▶ **Set exercise**
Only the pictures are omitted; repeat all other data exactly.

▶ **Supplied information**
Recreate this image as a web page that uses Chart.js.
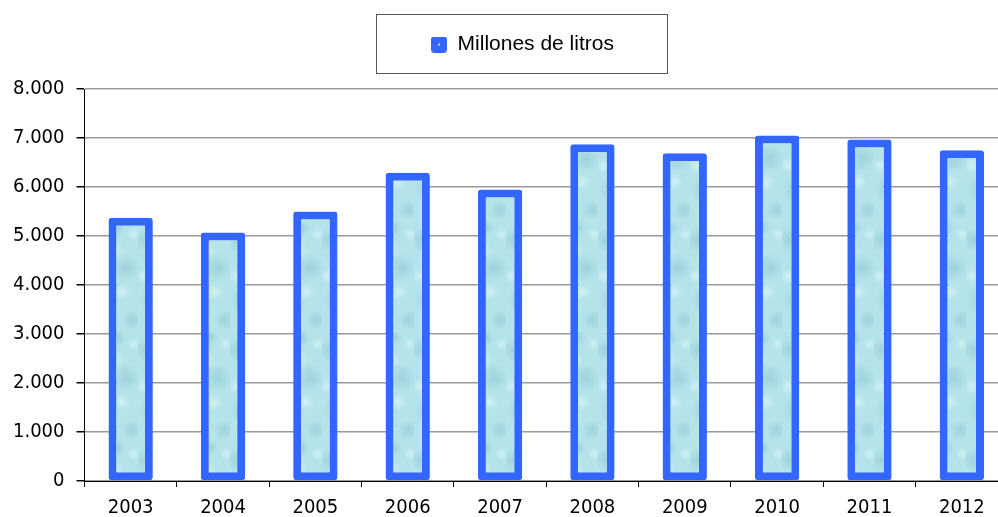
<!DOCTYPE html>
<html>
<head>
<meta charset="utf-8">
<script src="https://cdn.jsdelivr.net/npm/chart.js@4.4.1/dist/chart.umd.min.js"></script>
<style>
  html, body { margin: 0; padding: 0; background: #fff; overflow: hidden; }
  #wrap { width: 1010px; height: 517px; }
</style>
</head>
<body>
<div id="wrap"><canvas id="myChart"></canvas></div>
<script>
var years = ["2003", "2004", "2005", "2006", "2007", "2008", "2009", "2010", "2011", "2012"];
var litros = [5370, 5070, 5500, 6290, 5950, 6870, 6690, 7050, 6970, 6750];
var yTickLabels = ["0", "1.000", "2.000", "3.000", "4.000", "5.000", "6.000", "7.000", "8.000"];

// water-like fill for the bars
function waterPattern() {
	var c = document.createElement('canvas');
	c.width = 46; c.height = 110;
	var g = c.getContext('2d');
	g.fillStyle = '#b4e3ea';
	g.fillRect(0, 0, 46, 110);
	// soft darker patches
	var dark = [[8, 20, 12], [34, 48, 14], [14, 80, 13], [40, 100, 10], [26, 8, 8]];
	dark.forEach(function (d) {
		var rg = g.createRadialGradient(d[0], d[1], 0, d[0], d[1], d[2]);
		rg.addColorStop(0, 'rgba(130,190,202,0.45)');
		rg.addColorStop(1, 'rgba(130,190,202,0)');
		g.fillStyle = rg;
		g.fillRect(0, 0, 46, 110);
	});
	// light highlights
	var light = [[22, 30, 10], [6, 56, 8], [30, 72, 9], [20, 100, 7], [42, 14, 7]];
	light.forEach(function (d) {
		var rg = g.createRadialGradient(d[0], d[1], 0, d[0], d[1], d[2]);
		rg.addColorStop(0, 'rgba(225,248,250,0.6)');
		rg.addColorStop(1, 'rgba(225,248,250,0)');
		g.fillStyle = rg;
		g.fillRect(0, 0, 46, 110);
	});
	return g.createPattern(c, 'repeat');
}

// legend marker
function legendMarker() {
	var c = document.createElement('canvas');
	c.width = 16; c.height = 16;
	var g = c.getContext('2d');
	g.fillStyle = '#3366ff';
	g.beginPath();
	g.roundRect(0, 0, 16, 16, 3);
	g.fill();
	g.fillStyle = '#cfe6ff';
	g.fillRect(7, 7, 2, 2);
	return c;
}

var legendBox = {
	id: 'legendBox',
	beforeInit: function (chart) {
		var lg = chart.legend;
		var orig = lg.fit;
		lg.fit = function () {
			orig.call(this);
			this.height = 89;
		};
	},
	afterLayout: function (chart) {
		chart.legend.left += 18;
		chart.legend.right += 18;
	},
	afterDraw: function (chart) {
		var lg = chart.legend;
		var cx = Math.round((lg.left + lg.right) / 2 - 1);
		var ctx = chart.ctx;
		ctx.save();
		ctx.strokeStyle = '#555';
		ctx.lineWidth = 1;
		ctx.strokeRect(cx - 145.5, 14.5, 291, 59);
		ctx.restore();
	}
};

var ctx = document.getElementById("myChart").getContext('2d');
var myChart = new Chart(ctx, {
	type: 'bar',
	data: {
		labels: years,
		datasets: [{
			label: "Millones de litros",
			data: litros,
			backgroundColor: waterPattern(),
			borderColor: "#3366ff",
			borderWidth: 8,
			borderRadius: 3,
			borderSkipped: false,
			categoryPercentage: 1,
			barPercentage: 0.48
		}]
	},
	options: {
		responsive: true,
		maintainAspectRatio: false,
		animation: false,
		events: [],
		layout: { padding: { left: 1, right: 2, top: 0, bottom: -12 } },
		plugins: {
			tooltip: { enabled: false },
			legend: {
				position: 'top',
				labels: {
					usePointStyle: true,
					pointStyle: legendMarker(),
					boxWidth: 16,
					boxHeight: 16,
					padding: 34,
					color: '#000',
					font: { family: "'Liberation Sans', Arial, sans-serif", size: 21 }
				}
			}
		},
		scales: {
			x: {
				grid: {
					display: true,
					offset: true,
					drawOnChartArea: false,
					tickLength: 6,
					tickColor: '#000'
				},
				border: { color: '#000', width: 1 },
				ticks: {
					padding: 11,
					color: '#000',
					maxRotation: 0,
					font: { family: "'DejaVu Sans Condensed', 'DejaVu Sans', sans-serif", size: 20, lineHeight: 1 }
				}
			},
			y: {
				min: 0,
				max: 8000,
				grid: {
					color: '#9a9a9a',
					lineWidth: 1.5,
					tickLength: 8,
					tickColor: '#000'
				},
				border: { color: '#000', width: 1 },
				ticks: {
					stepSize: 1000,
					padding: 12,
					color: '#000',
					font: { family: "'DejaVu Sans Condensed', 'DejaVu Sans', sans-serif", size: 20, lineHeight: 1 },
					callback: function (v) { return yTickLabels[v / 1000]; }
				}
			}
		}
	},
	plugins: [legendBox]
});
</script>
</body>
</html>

▶ **Full solution**
Recreate this image as a web page that uses Chart.js.
<!DOCTYPE html>
<html>
<head>
<meta charset="utf-8">
<script src="https://cdn.jsdelivr.net/npm/chart.js@4.4.1/dist/chart.umd.min.js"></script>
<style>
  html, body { margin: 0; padding: 0; background: #fff; overflow: hidden; }
  #wrap { width: 1010px; height: 517px; }
</style>
</head>
<body>
<div id="wrap"><canvas id="myChart"></canvas></div>
<script>
var years = ["2003", "2004", "2005", "2006", "2007", "2008", "2009", "2010", "2011", "2012"];
var litros = [5370, 5070, 5500, 6290, 5950, 6870, 6690, 7050, 6970, 6750];
var yTickLabels = ["0", "1.000", "2.000", "3.000", "4.000", "5.000", "6.000", "7.000", "8.000"];

// water-like fill for the bars
function waterPattern() {
	var c = document.createElement('canvas');
	c.width = 46; c.height = 110;
	var g = c.getContext('2d');
	g.fillStyle = '#b4e3ea';
	g.fillRect(0, 0, 46, 110);
	// soft darker patches
	var dark = [[8, 20, 12], [34, 48, 14], [14, 80, 13], [40, 100, 10], [26, 8, 8]];
	dark.forEach(function (d) {
		var rg = g.createRadialGradient(d[0], d[1], 0, d[0], d[1], d[2]);
		rg.addColorStop(0, 'rgba(130,190,202,0.45)');
		rg.addColorStop(1, 'rgba(130,190,202,0)');
		g.fillStyle = rg;
		g.fillRect(0, 0, 46, 110);
	});
	// light highlights
	var light = [[22, 30, 10], [6, 56, 8], [30, 72, 9], [20, 100, 7], [42, 14, 7]];
	light.forEach(function (d) {
		var rg = g.createRadialGradient(d[0], d[1], 0, d[0], d[1], d[2]);
		rg.addColorStop(0, 'rgba(225,248,250,0.6)');
		rg.addColorStop(1, 'rgba(225,248,250,0)');
		g.fillStyle = rg;
		g.fillRect(0, 0, 46, 110);
	});
	return g.createPattern(c, 'repeat');
}

// legend marker
function legendMarker() {
	var c = document.createElement('canvas');
	c.width = 16; c.height = 16;
	var g = c.getContext('2d');
	g.fillStyle = '#3366ff';
	g.beginPath();
	g.roundRect(0, 0, 16, 16, 3);
	g.fill();
	g.fillStyle = '#cfe6ff';
	g.fillRect(7, 7, 2, 2);
	return c;
}

var legendBox = {
	id: 'legendBox',
	beforeInit: function (chart) {
		var lg = chart.legend;
		var orig = lg.fit;
		lg.fit = function () {
			orig.call(this);
			this.height = 89;
		};
	},
	afterLayout: function (chart) {
		chart.legend.left += 18;
		chart.legend.right += 18;
	},
	afterDraw: function (chart) {
		var lg = chart.legend;
		var cx = Math.round((lg.left + lg.right) / 2 - 1);
		var ctx = chart.ctx;
		ctx.save();
		ctx.strokeStyle = '#555';
		ctx.lineWidth = 1;
		ctx.strokeRect(cx - 145.5, 14.5, 291, 59);
		ctx.restore();
	}
};

var ctx = document.getElementById("myChart").getContext('2d');
var myChart = new Chart(ctx, {
	type: 'bar',
	data: {
		labels: years,
		datasets: [{
			label: "Millones de litros",
			data: litros,
			backgroundColor: waterPattern(),
			borderColor: "#3366ff",
			borderWidth: 8,
			borderRadius: 3,
			borderSkipped: false,
			categoryPercentage: 1,
			barPercentage: 0.48
		}]
	},
	options: {
		responsive: true,
		maintainAspectRatio: false,
		animation: false,
		events: [],
		layout: { padding: { left: 1, right: 2, top: 0, bottom: -12 } },
		plugins: {
			tooltip: { enabled: false },
			legend: {
				position: 'top',
				labels: {
					usePointStyle: true,
					pointStyle: legendMarker(),
					boxWidth: 16,
					boxHeight: 16,
					padding: 34,
					color: '#000',
					font: { family: "'Liberation Sans', Arial, sans-serif", size: 21 }
				}
			}
		},
		scales: {
			x: {
				grid: {
					display: true,
					offset: true,
					drawOnChartArea: false,
					tickLength: 6,
					tickColor: '#000'
				},
				border: { color: '#000', width: 1 },
				ticks: {
					padding: 11,
					color: '#000',
					maxRotation: 0,
					font: { family: "'DejaVu Sans Condensed', 'DejaVu Sans', sans-serif", size: 20, lineHeight: 1 }
				}
			},
			y: {
				min: 0,
				max: 8000,
				grid: {
					color: '#9a9a9a',
					lineWidth: 1.5,
					tickLength: 8,
					tickColor: '#000'
				},
				border: { color: '#000', width: 1 },
				ticks: {
					stepSize: 1000,
					padding: 12,
					color: '#000',
					font: { family: "'DejaVu Sans Condensed', 'DejaVu Sans', sans-serif", size: 20, lineHeight: 1 },
					callback: function (v) { return yTickLabels[v / 1000]; }
				}
			}
		}
	},
	plugins: [legendBox]
});
</script>
</body>
</html>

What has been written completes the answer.